Applied beginning of December 2024. Beginning of April (so 4 months later) got a message from a recruiter - was asked if I were interested in a different position, which was too junior for my taste: I have 25+ years of experience in quite different companies and fields, while the position was was for someone with a few years of experience.
I replied that it was not interesting. Asked what was the reason behind such a proposal, as I was interested to figure out what went wrong and how to prevent that in the future. The recruiter had a call with me, asked me some regular questions regarding my experience, then shared information about me with a couple of teams, one got interested, that hiring manager (director) scheduled a hour long Zoom call with me. The rest happened in 2 weeks from that.
The first interview looked good. It was a conversation regarding m,y experience, the project at Remitly and so on. While I didn't care much about the technical part of the project - it was doable, just nothing particularly exciting, - I liked what I saw in the director and what heard from him about the company and plans for the project. He decided to proceed, the next round of interviews got scheduled.
That round consisted of 4 one hour long "virtual onsite" Zoom calls over 2 days. 4 different interviewers (2 managers, 1 senior manager, 1 director (a different one)). All the interviews were going to be behavioral ones.
Behavioral interviews could be roughly of two types:
1. You are asked specific questions like "tell me about a time when..." and you are expected very specific answers.
2. The questions could be roughly the same, but the expectations are not to learn matching examples from your past, rather the questions are there to start a conversation on that topic - to see what you think about it.

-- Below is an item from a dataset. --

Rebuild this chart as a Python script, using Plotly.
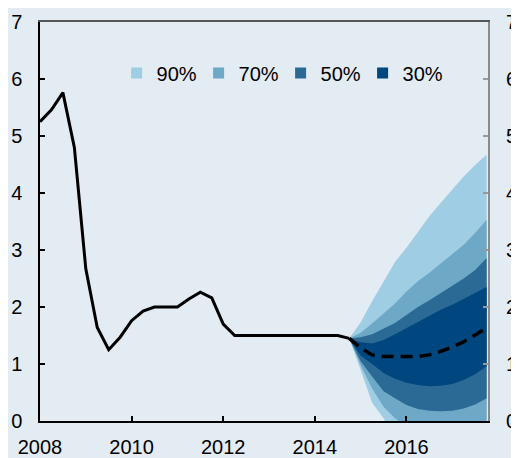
import plotly.graph_objects as go

# ---------------- data ----------------
hist_x = [2008.0, 2008.25, 2008.5, 2008.75, 2009.0, 2009.25, 2009.5, 2009.75,
          2010.0, 2010.25, 2010.5, 2010.75, 2011.0, 2011.25, 2011.5, 2011.75,
          2012.0, 2012.25, 2012.5, 2012.75, 2013.0, 2013.25, 2013.5, 2013.75,
          2014.0, 2014.25, 2014.5, 2014.75]
hist_y = [5.25, 5.46, 5.76, 4.80, 2.67, 1.64, 1.25, 1.47,
          1.76, 1.93, 2.00, 2.00, 2.00, 2.14, 2.26, 2.16,
          1.70, 1.50, 1.50, 1.50, 1.50, 1.50, 1.50, 1.50,
          1.50, 1.50, 1.50, 1.45]

fc_x = [2014.75, 2015.0, 2015.25, 2015.5, 2015.75, 2016.0, 2016.25,
        2016.5, 2016.75, 2017.0, 2017.25, 2017.5, 2017.75]
median = [1.45, 1.28, 1.16, 1.13, 1.13, 1.13, 1.13, 1.16, 1.22, 1.30, 1.39, 1.51, 1.63]

up90 = [1.45, 1.73, 2.10, 2.45, 2.79, 3.04, 3.31, 3.59, 3.83, 4.07, 4.29, 4.49, 4.67]
up70 = [1.45, 1.55, 1.71, 1.88, 2.06, 2.27, 2.45, 2.60, 2.76, 2.93, 3.09, 3.30, 3.53]
up50 = [1.45, 1.47, 1.52, 1.62, 1.72, 1.86, 2.00, 2.12, 2.25, 2.37, 2.50, 2.65, 2.86]
up30 = [1.45, 1.38, 1.36, 1.42, 1.52, 1.63, 1.74, 1.84, 1.95, 2.04, 2.14, 2.24, 2.35]
lo30 = [1.45, 1.15, 1.00, 0.84, 0.74, 0.67, 0.63, 0.61, 0.62, 0.65, 0.72, 0.82, 0.96]
lo50 = [1.45, 1.05, 0.78, 0.52, 0.40, 0.28, 0.21, 0.18, 0.17, 0.18, 0.22, 0.29, 0.40]
lo70 = [1.45, 0.98, 0.57, 0.25, 0.05, -0.10, -0.20, -0.25, -0.28, -0.28, -0.25, -0.20, -0.12]
lo90 = [1.45, 0.90, 0.32, 0.05, -0.30, -0.50, -0.65, -0.75, -0.80, -0.80, -0.78, -0.72, -0.65]

band_names = ["90%", "70%", "50%", "30%"]
band_upper = [up90, up70, up50, up30]
band_lower = [lo90, lo70, lo50, lo30]
band_colors = ["#9ECDE4", "#6EA8C7", "#2B6A94", "#00467F"]

y_ticks = [0, 1, 2, 3, 4, 5, 6, 7]
x_ticks = [2008, 2010, 2012, 2014, 2016]
x_labels = ["2008", "2010", "2012", "2014", "2016"]

BG = "#E3EBF3"
FONT = "Liberation Sans, Arial, sans-serif"

fig = go.Figure()

# fan bands (outermost first)
for name, up, lo, col in zip(band_names, band_upper, band_lower, band_colors):
    fig.add_trace(go.Scatter(
        x=fc_x + fc_x[::-1], y=up + lo[::-1],
        mode="lines", fill="toself", fillcolor=col,
        line=dict(width=0, color=col), showlegend=False, hoverinfo="skip"))

# legend proxies
for name, col in zip(band_names, band_colors):
    fig.add_trace(go.Scatter(
        x=[None], y=[None], mode="markers", name=name,
        marker=dict(symbol="square", size=11, color=col)))

# median projection
fig.add_trace(go.Scatter(
    x=fc_x, y=median, mode="lines", showlegend=False,
    line=dict(color="black", width=3.5, dash="12px,7px")))

# history
fig.add_trace(go.Scatter(
    x=hist_x, y=hist_y, mode="lines", showlegend=False,
    line=dict(color="black", width=3)))

# dummy for secondary axes
fig.add_trace(go.Scatter(x=[2010], y=[1], xaxis="x2", yaxis="y2",
                         mode="markers", marker=dict(opacity=0),
                         showlegend=False, hoverinfo="skip"))

XR = [2008, 2017.78]
fig.update_layout(
    width=519, height=458,
    margin=dict(l=32, r=39, t=14, b=45),
    paper_bgcolor=BG, plot_bgcolor=BG,
    font=dict(family=FONT, size=20, color="black"),
    xaxis=dict(range=XR, tickvals=x_ticks, ticktext=x_labels,
               ticks="inside", ticklen=5, tickwidth=1.5, tickcolor="black",
               showline=True, linecolor="black", linewidth=1.5,
               showgrid=False, zeroline=False, ticklabelstandoff=7,
               automargin=False),
    xaxis2=dict(range=XR, overlaying="x", side="top", showline=True,
                linecolor="#555555", linewidth=1.5, showticklabels=False,
                ticks="", showgrid=False, zeroline=False, automargin=False),
    yaxis=dict(range=[0, 7], tickvals=y_ticks, ticks="inside", ticklen=5,
               tickwidth=1.5, tickcolor="black", showline=True,
               linecolor="black", linewidth=1.5, showgrid=False,
               zeroline=False, ticklabelstandoff=12, automargin=False),
    yaxis2=dict(range=[0, 7], tickvals=y_ticks, overlaying="y", side="right",
                anchor="x", ticks="inside", ticklen=5, tickwidth=1.5,
                tickcolor="#9A9A9A", showline=True, linecolor="#8A8A8A",
                linewidth=2, showgrid=False, zeroline=False,
                ticklabelstandoff=12, automargin=False),
    legend=dict(orientation="h", x=0.171, y=0.872, xanchor="left",
                yanchor="middle", bgcolor="rgba(0,0,0,0)",
                font=dict(size=20), itemwidth=30,
                entrywidth=37, entrywidthmode="pixels", tracegroupgap=0),
)

fig.write_html("out.html")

One interview out of 4 was of the former type. A very formalistic one with questions like "tell me about a time where you received challenging feedback". This was the worst interview experience for me in years. The interviewer was not interested in lessons learned by me over years, was not interested in how I try to act in relevant cases. He wanted specific examples from my experience. When I gave him an example of receiving a feedback that was challenging and incorrect, the interviewer interrupted me and requested an example of me getting a correct challenging feedback. When I later, at the end of the interview, asked the interviewer about the interviews approach itself - if he had some rubrics he had to mark one way or another on his interview feedback - he refused to answer. Later, two other interviewers gladly talked to me in details about the procedure, so it was a personal choice of that specific manager not to discuss it.
After that interview I seriously considered sending a message to the recruiter about not willing to proceed. Because such formalistic behavioural interviews are not rare, so not surprising, but to me they demonstrate low quality of the process and of the interviewers, so I had no desire to work for a company organizing things like that.

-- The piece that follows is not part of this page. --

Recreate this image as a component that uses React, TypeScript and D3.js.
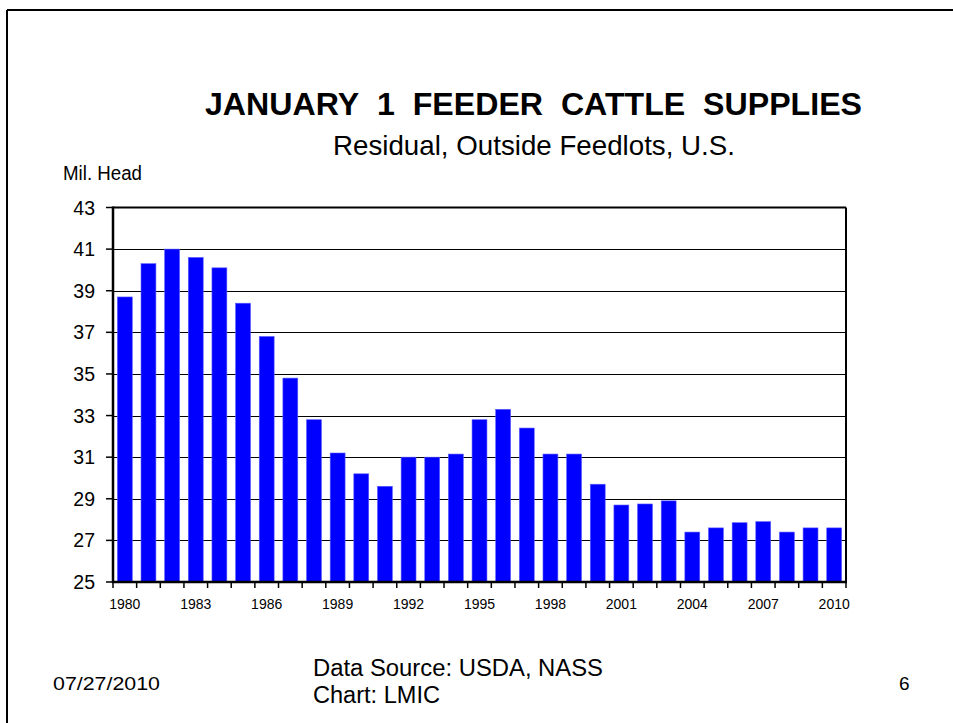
import React from "react";
import * as d3 from "d3";

const years: number[] = [
  1980, 1981, 1982, 1983, 1984, 1985, 1986, 1987, 1988, 1989, 1990,
  1991, 1992, 1993, 1994, 1995, 1996, 1997, 1998, 1999, 2000,
  2001, 2002, 2003, 2004, 2005, 2006, 2007, 2008, 2009, 2010,
];
const supplies: number[] = [
  38.7, 40.3, 41.0, 40.6, 40.1, 38.4, 36.8, 34.8, 32.8, 31.2, 30.2,
  29.6, 31.0, 31.0, 31.15, 32.8, 33.3, 32.4, 31.15, 31.15, 29.7,
  28.7, 28.75, 28.9, 27.4, 27.6, 27.85, 27.9, 27.4, 27.6, 27.6,
];
const yTicks: number[] = [25, 27, 29, 31, 33, 35, 37, 39, 41, 43];
const xLabelYears: number[] = [1980, 1983, 1986, 1989, 1992, 1995, 1998, 2001, 2004, 2007, 2010];

const title = "JANUARY\u00a0\u00a01\u00a0\u00a0FEEDER\u00a0\u00a0CATTLE\u00a0\u00a0SUPPLIES";
const subtitle = "Residual, Outside Feedlots, U.S.";
const yLabel = "Mil. Head";
const dateText = "07/27/2010";
const sourceLines = ["Data Source: USDA, NASS", "Chart: LMIC"];
const pageNum = "6";

const W = 953;
const H = 723;
const left = 113;
const right = 846;
const top = 207.5;
const bottom = 582;
const font = "Liberation Sans, Arial, sans-serif";

export default function App() {
  const x = d3
    .scaleBand<number>()
    .domain(years)
    .range([left, right])
    .paddingInner(0.37)
    .paddingOuter(0.185);
  const y = d3.scaleLinear().domain([25, 43]).range([bottom, top]);
  const step = x.step();
  const x0 = (x(years[0]) as number) - step * 0.185;
  const boundaries = d3.range(years.length + 1).map((i) => x0 + i * step);

  return (
    <svg
      width={W}
      height={H}
      style={{ position: "absolute", left: 0, top: 0, background: "#fff" }}
      fontFamily={font}
    >
      <rect x={0} y={0} width={W} height={H} fill="#fff" />
      {/* slide frame */}
      <line x1={7} y1={10} x2={W} y2={10} stroke="#000" strokeWidth={2} />
      <line x1={7} y1={10} x2={7} y2={H} stroke="#000" strokeWidth={2} />

      <text x={205} y={115} fontSize={32} fontWeight="bold" textLength={657} lengthAdjust="spacingAndGlyphs">
        {title}
      </text>
      <text x={333} y={155} fontSize={28} textLength={402} lengthAdjust="spacingAndGlyphs">
        {subtitle}
      </text>
      <text x={63} y={180} fontSize={19.5} textLength={79} lengthAdjust="spacingAndGlyphs">
        {yLabel}
      </text>

      {/* gridlines */}
      {yTicks
        .filter((t) => t !== 25 && t !== 43)
        .map((t) => (
          <line
            key={"g" + t}
            x1={left}
            x2={right}
            y1={Math.round(y(t)) + 0.5}
            y2={Math.round(y(t)) + 0.5}
            stroke="#000"
            strokeWidth={1}
          />
        ))}

      {/* bars */}
      {years.map((yr, i) => (
        <rect
          key={yr}
          x={x(yr) as number}
          y={y(supplies[i])}
          width={x.bandwidth()}
          height={y(25) - y(supplies[i])}
          fill="#0000ff"
          stroke="#5a5aff"
          strokeWidth={0.6}
        />
      ))}

      {/* plot frame */}
      <line x1={left} x2={right} y1={top} y2={top} stroke="#000" strokeWidth={2} />
      <line x1={right} x2={right} y1={top} y2={bottom} stroke="#000" strokeWidth={2} />
      <line x1={left} x2={left} y1={top - 1} y2={bottom + 1} stroke="#000" strokeWidth={2.5} />
      <line x1={left - 1} x2={right + 1} y1={bottom} y2={bottom} stroke="#000" strokeWidth={2.5} />

      {/* y ticks and labels */}
      {yTicks.map((t) => (
        <g key={"y" + t}>
          <line x1={left - 7} x2={left} y1={y(t)} y2={y(t)} stroke="#000" strokeWidth={1.5} />
          <text x={95} y={y(t) + 7} textAnchor="end" fontSize={19.5}>
            {t}
          </text>
        </g>
      ))}

      {/* x ticks */}
      {boundaries.map((bx, i) => (
        <line key={"xt" + i} x1={bx} x2={bx} y1={bottom} y2={bottom + 6} stroke="#000" strokeWidth={1.5} />
      ))}
      {xLabelYears.map((yr) => (
        <text
          key={"xl" + yr}
          x={(x(yr) as number) + x.bandwidth() / 2}
          y={609}
          textAnchor="middle"
          fontSize={14}
        >
          {yr}
        </text>
      ))}

      {/* footer */}
      <text x={53} y={690} fontSize={19} textLength={107} lengthAdjust="spacingAndGlyphs">
        {dateText}
      </text>
      <text x={313} y={676} fontSize={23.5} textLength={290} lengthAdjust="spacingAndGlyphs">
        {sourceLines[0]}
      </text>
      <text x={313} y={703} fontSize={23.5} textLength={127} lengthAdjust="spacingAndGlyphs">
        {sourceLines[1]}
      </text>
      <text x={899} y={690} fontSize={19}>
        {pageNum}
      </text>
    </svg>
  );
}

The next 3 behavioural interviews were just incomparably better. While they had some regular behavioural questions, it was clear the interviewers were interested more in figuring me out than in following some script. I liked those interviews a lot and would have gladly worked with each of these interviewers.
Then I got a rejection. When I asked for feedback, I received:
- The interviewers didn't get details they were interested in. They felt my answers were not specific enough.
- The position requires working with many stakeholders and the interviewers didn't see in me enough of that experience.
Now, I understand that whatever I am, I can't satisfy everyone. The company and interviewers might have some criteria I do not match. I do not think I lack relevant experience, but fine.
What I consider a second big negative here is the part about the interviewers not getting details they were interested. I spent 5 hours (counting the call with the hiring manager) telling people everything relevant that was coming into my mind regarding topics they were interested in. If they wanted more details - they could have asked.
Also the hiring manager mentioned that his goal was to teach the next generation of engineers - something along those lines. Even if I am really lacking experience, I doubt it is so drastic that I am hopeless with regard of getting taught.
Remitly is still a mystery to me. It could be yet another corporate bureaucracy, it could be a great place to work for - I saw signs of both. I would have gladly worked with 4 out of 5 of my interviewers and it could have been useful to figure out why things went wrong with one.
But overall I now feel some nonsense and dishonesty there. Hence the negative rating.